13 Nov Everything You Need to Know About Radiating Back Pain
Back pain can be a pain in the butt, literally. It also creates pain throughout the upper back and shoulders. Radiating back pain is especially troublesome as it “radiates” throughout the back and causes great discomfort. Understanding the nature of radiating back pain, however, can help you to better treat and prevent it.
What is Radiating Back Pain
Often when the human body experiences pain, that pain stays in one part of the body. However, there are times when that pain can radiate throughout parts of the body. This means that the pain moves from one part of the body to others.
Radiating back pain can occur in the upper or lower back. When it occurs in the lower back, it often radiates down into the groin. Similarly, radiating back pain can reach all the way up into the shoulders.
Categories of Radiating Pain
There are five categories of risk for radiating pain:
- Low risk which can be treated using over-the-counter pain medications, stretching exercises, and even meditation
- Low-medium risk which sometimes requires stronger, prescription pain medication and more intensive exercises
Medium risk which might require hospitalization in addition to prescription medication
Medium-high risk which requires immediate medical attention to avoid a life-threatening situation
High risk which is life-threatening and may require a short- or long-term stay within an Intensive Care Unit (ICU)
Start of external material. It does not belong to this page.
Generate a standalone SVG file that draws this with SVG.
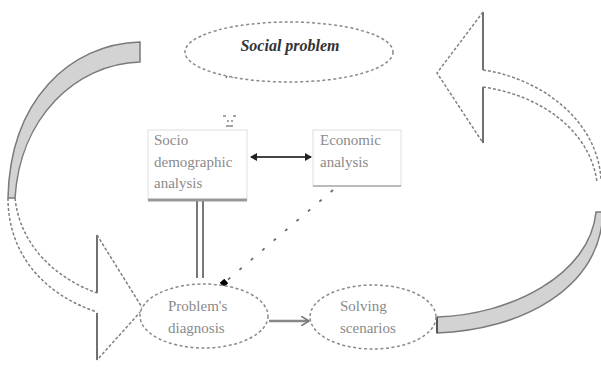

Lower Back Pain Radiating to Groin
The lower back begins at the bottom of the rib cage and stretches down to the tail bone, right above the buttocks. Sometimes pain can radiate throughout this region. There are a number of reasons for lower back pain radiating to the groin including:
- Muscle strain and tears
- Compression of various nerves caused by sitting for extended periods of time
- Pinched nerves
- Herniated disks
- Lesions on the nerves
- Sports injuries
- Compression fractures
- Other medical conditions
Upper Back Pain Radiating to Shoulder
Radiating back pain can also occur in the upper back. The upper back includes the area above the rib cage to the bottom of the neck. This includes the shoulders. Arthritis, lesions, injuries, herniated disks, pinched nerves, and many other conditions which lead to radiation lower back pain can also lead to upper back pain radiating to the shoulder.